The Christmas sing-along (Season 2, Episode 4)
A show as inherently warm and fuzzy as Ted Lasso was always going to master the festive sing-along. And season two’s “Carol of the Bells” didn’t disappoint, throwing in a busker’s rendition of Wham!’s “Last Christmas” before allowing Waddingham to show off her impressive pipes again during a snow-capped street party. Rebecca channels Darlene Love with a powerhouse version of “Christmas (Baby Please Come Home)” that even inspires Higgins to bring out his double bass. Waddingham is seriously missing a move if she doesn’t record a holiday album soon.
The “Bye Bye Bye” dance routine (Season 2, Episode 11)
“It’s like I’m a marionette,” barks Ted during a training session amid AFC Richmond’s quest for promotion. “That’s why the song’s on the album No Strings Attached.” Here, the exasperated coach appears to be more invested in the team nailing their routine to *NSYNC’s “Bye Bye Bye” than securing a route back to the Premier League.
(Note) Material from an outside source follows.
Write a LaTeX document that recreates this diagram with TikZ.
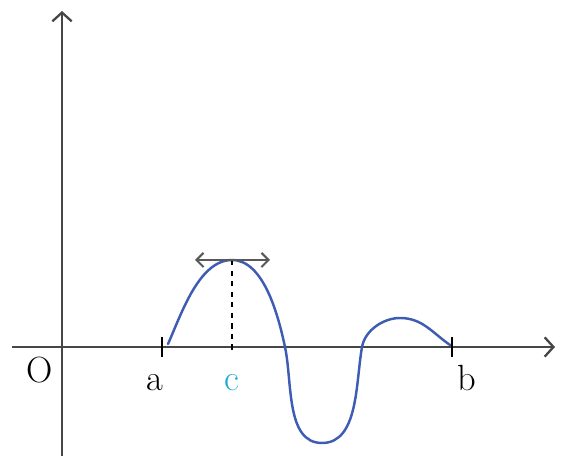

Of course, the usually mild-mannered man has altruistic intentions: he simply wants to thank departing psychologist Sharon with a burst of early ‘00s boy band magic. Sudeikis’ moves are so on point here that Chasez, Bass and co. should perhaps think of tapping him as a Timberlake replacement.
The Rickroll (Season 2, Episode 10)
Who knew that Rick Astley’s “Never Gonna Give You Up” had the capacity to reduce you to tears? While struggling to find the right words to say while eulogizing the father she had mixed feelings toward, Rebecca turns to the shimmying ‘80s pop star for comfort. It takes a while for the grief-stricken chairwoman to get into her stride, but she even ends up committing to the Rickroll track’s call-and-response as the rest of the funeral congregation joins in. It’s the kind of beautifully bittersweet moment that Ted Lasso does so well.